__RECORDS FOR THE TASK__:
|---|

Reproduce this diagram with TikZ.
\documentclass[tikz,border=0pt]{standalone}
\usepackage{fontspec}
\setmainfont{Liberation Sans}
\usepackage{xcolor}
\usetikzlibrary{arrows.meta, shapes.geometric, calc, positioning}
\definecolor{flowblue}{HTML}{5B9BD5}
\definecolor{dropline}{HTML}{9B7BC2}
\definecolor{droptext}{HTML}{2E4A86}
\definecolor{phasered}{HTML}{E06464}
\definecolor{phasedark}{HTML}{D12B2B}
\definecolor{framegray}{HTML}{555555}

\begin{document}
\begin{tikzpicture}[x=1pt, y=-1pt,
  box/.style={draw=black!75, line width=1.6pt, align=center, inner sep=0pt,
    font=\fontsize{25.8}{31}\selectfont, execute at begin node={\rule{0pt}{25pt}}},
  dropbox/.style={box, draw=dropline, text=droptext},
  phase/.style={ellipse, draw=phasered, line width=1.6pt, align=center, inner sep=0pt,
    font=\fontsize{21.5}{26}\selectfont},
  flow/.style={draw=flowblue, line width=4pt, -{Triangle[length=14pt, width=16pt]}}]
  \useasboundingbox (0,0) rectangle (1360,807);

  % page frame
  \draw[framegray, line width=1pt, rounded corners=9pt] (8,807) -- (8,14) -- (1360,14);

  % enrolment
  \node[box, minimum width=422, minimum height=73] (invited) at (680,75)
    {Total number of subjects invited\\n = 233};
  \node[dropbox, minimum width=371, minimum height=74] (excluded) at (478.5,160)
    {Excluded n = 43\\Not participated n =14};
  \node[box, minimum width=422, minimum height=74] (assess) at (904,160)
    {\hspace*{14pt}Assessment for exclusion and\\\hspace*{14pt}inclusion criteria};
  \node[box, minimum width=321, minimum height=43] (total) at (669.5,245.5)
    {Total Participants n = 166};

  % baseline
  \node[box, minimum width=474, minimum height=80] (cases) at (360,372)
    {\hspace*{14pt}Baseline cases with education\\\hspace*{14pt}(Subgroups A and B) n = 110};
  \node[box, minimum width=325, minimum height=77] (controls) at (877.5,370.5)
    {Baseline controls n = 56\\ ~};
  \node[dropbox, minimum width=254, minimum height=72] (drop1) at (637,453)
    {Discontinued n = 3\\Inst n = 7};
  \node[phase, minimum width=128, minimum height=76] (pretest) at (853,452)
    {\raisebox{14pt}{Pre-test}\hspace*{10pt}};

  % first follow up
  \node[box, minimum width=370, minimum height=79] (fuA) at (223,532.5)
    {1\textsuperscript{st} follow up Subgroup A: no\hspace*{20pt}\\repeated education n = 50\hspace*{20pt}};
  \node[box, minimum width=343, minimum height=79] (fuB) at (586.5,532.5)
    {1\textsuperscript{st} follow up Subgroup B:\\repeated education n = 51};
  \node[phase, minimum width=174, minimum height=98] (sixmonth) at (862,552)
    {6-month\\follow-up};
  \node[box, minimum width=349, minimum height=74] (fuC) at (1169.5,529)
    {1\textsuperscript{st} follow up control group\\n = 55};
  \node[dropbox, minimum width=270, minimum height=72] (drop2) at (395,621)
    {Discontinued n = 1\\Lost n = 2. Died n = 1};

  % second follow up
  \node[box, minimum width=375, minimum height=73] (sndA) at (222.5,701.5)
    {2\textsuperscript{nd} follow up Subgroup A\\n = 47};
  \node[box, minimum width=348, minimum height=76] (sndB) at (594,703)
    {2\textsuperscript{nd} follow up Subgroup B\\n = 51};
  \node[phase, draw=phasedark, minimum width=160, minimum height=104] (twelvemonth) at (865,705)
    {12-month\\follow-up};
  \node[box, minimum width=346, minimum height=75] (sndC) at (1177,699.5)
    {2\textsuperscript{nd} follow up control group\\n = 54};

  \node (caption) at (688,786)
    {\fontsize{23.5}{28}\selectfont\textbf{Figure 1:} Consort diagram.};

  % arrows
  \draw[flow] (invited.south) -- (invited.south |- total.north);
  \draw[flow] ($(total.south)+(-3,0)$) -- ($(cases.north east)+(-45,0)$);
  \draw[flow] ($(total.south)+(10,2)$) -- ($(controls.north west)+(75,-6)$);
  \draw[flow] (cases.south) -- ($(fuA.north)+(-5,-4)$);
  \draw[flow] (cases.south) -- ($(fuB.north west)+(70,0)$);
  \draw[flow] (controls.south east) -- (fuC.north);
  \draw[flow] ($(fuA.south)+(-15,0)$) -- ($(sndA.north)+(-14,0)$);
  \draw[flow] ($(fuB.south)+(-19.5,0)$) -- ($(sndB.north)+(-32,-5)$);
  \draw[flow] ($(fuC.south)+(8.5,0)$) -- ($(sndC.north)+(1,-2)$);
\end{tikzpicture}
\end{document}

|---|

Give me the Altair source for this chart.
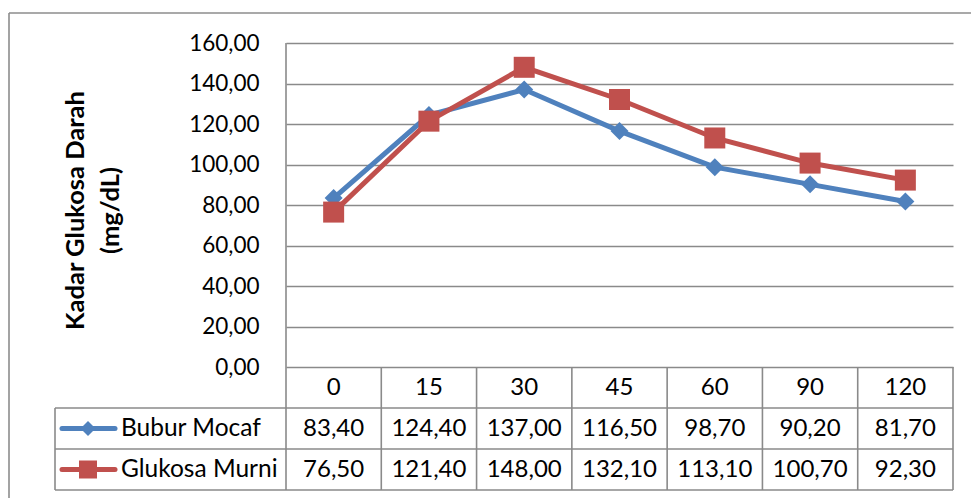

|---|

From the entries above, extract every line where the word "with" appears.

Reproduce this diagram with TikZ.
    {\hspace*{14pt}Baseline cases with education\\\hspace*{14pt}(Subgroups A and B) n = 110};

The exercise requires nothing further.